-- Begin Data extract --

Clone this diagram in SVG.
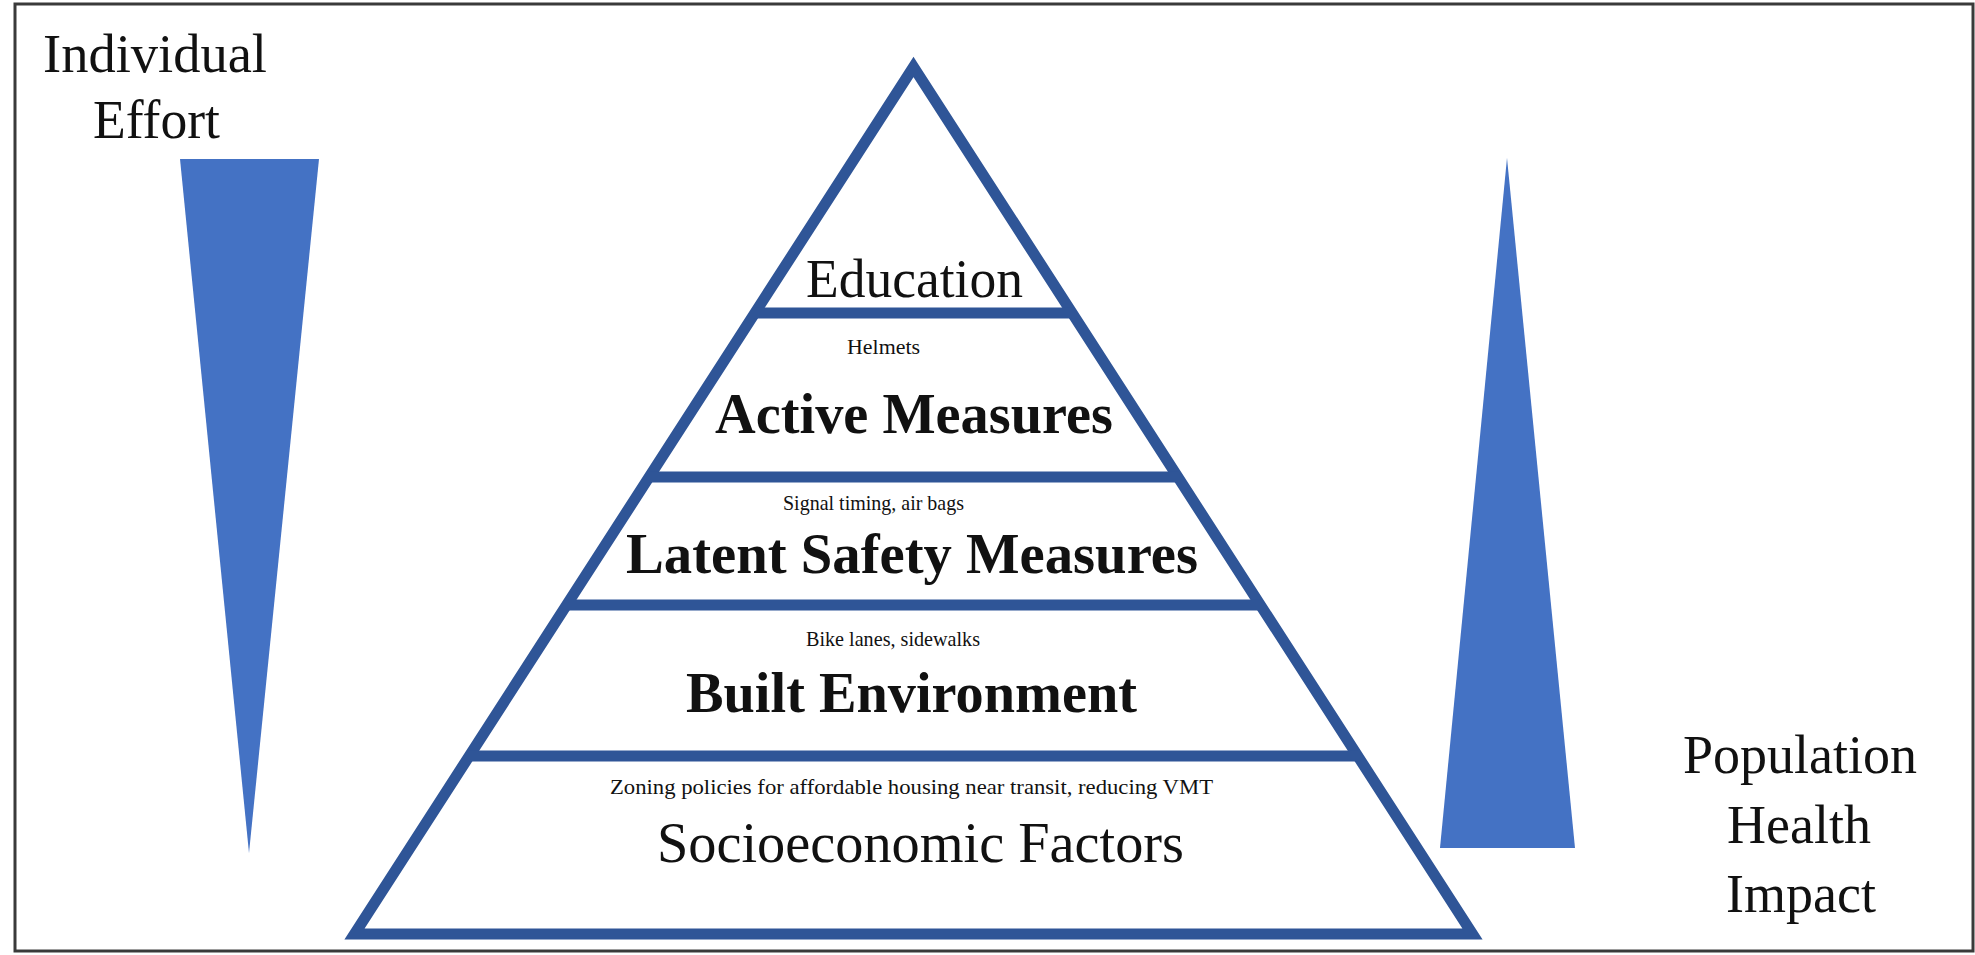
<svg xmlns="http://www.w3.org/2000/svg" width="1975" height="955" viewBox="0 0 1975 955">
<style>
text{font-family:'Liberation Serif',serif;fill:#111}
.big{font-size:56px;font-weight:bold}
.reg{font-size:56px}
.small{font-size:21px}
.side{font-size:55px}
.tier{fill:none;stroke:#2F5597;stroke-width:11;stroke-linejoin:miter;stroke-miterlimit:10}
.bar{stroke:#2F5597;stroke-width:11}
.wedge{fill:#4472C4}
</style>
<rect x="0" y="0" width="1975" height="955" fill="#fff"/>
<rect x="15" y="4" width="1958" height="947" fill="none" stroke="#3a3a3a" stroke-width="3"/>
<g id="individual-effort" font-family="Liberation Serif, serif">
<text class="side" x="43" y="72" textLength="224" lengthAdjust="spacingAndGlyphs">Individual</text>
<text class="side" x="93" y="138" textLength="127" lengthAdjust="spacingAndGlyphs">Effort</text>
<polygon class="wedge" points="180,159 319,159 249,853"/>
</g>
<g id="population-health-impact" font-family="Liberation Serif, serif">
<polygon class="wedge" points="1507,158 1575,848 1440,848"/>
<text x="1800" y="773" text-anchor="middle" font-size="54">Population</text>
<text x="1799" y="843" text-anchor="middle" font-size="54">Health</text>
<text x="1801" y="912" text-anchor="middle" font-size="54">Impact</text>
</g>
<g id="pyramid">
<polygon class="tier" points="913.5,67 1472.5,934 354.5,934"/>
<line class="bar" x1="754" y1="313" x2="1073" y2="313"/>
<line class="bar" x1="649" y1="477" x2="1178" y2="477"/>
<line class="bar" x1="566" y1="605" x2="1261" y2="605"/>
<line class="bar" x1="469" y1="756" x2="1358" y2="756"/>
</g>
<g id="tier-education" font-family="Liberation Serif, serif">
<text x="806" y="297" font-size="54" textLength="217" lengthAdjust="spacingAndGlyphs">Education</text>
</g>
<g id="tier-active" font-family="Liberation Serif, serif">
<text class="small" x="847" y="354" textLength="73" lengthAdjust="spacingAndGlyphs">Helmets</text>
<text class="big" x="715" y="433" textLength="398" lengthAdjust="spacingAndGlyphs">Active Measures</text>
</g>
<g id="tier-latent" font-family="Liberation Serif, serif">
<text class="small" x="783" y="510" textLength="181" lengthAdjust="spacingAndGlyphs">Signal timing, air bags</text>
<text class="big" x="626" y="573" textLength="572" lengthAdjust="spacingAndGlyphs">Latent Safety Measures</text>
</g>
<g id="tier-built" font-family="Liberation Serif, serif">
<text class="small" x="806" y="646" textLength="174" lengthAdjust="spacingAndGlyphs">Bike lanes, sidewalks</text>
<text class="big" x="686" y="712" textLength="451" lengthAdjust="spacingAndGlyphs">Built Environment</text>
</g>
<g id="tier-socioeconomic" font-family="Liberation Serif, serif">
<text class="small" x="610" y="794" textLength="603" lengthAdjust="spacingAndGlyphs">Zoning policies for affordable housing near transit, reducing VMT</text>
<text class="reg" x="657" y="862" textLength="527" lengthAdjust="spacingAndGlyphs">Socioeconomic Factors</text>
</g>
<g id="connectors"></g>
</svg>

-- End Data extract --

*Goal of the exercise*
All the material shown above is to be copied exactly, with no pictures carried over.

*Correct output*
Clone this diagram in SVG.
<svg xmlns="http://www.w3.org/2000/svg" width="1975" height="955" viewBox="0 0 1975 955">
<style>
text{font-family:'Liberation Serif',serif;fill:#111}
.big{font-size:56px;font-weight:bold}
.reg{font-size:56px}
.small{font-size:21px}
.side{font-size:55px}
.tier{fill:none;stroke:#2F5597;stroke-width:11;stroke-linejoin:miter;stroke-miterlimit:10}
.bar{stroke:#2F5597;stroke-width:11}
.wedge{fill:#4472C4}
</style>
<rect x="0" y="0" width="1975" height="955" fill="#fff"/>
<rect x="15" y="4" width="1958" height="947" fill="none" stroke="#3a3a3a" stroke-width="3"/>
<g id="individual-effort" font-family="Liberation Serif, serif">
<text class="side" x="43" y="72" textLength="224" lengthAdjust="spacingAndGlyphs">Individual</text>
<text class="side" x="93" y="138" textLength="127" lengthAdjust="spacingAndGlyphs">Effort</text>
<polygon class="wedge" points="180,159 319,159 249,853"/>
</g>
<g id="population-health-impact" font-family="Liberation Serif, serif">
<polygon class="wedge" points="1507,158 1575,848 1440,848"/>
<text x="1800" y="773" text-anchor="middle" font-size="54">Population</text>
<text x="1799" y="843" text-anchor="middle" font-size="54">Health</text>
<text x="1801" y="912" text-anchor="middle" font-size="54">Impact</text>
</g>
<g id="pyramid">
<polygon class="tier" points="913.5,67 1472.5,934 354.5,934"/>
<line class="bar" x1="754" y1="313" x2="1073" y2="313"/>
<line class="bar" x1="649" y1="477" x2="1178" y2="477"/>
<line class="bar" x1="566" y1="605" x2="1261" y2="605"/>
<line class="bar" x1="469" y1="756" x2="1358" y2="756"/>
</g>
<g id="tier-education" font-family="Liberation Serif, serif">
<text x="806" y="297" font-size="54" textLength="217" lengthAdjust="spacingAndGlyphs">Education</text>
</g>
<g id="tier-active" font-family="Liberation Serif, serif">
<text class="small" x="847" y="354" textLength="73" lengthAdjust="spacingAndGlyphs">Helmets</text>
<text class="big" x="715" y="433" textLength="398" lengthAdjust="spacingAndGlyphs">Active Measures</text>
</g>
<g id="tier-latent" font-family="Liberation Serif, serif">
<text class="small" x="783" y="510" textLength="181" lengthAdjust="spacingAndGlyphs">Signal timing, air bags</text>
<text class="big" x="626" y="573" textLength="572" lengthAdjust="spacingAndGlyphs">Latent Safety Measures</text>
</g>
<g id="tier-built" font-family="Liberation Serif, serif">
<text class="small" x="806" y="646" textLength="174" lengthAdjust="spacingAndGlyphs">Bike lanes, sidewalks</text>
<text class="big" x="686" y="712" textLength="451" lengthAdjust="spacingAndGlyphs">Built Environment</text>
</g>
<g id="tier-socioeconomic" font-family="Liberation Serif, serif">
<text class="small" x="610" y="794" textLength="603" lengthAdjust="spacingAndGlyphs">Zoning policies for affordable housing near transit, reducing VMT</text>
<text class="reg" x="657" y="862" textLength="527" lengthAdjust="spacingAndGlyphs">Socioeconomic Factors</text>
</g>
<g id="connectors"></g>
</svg>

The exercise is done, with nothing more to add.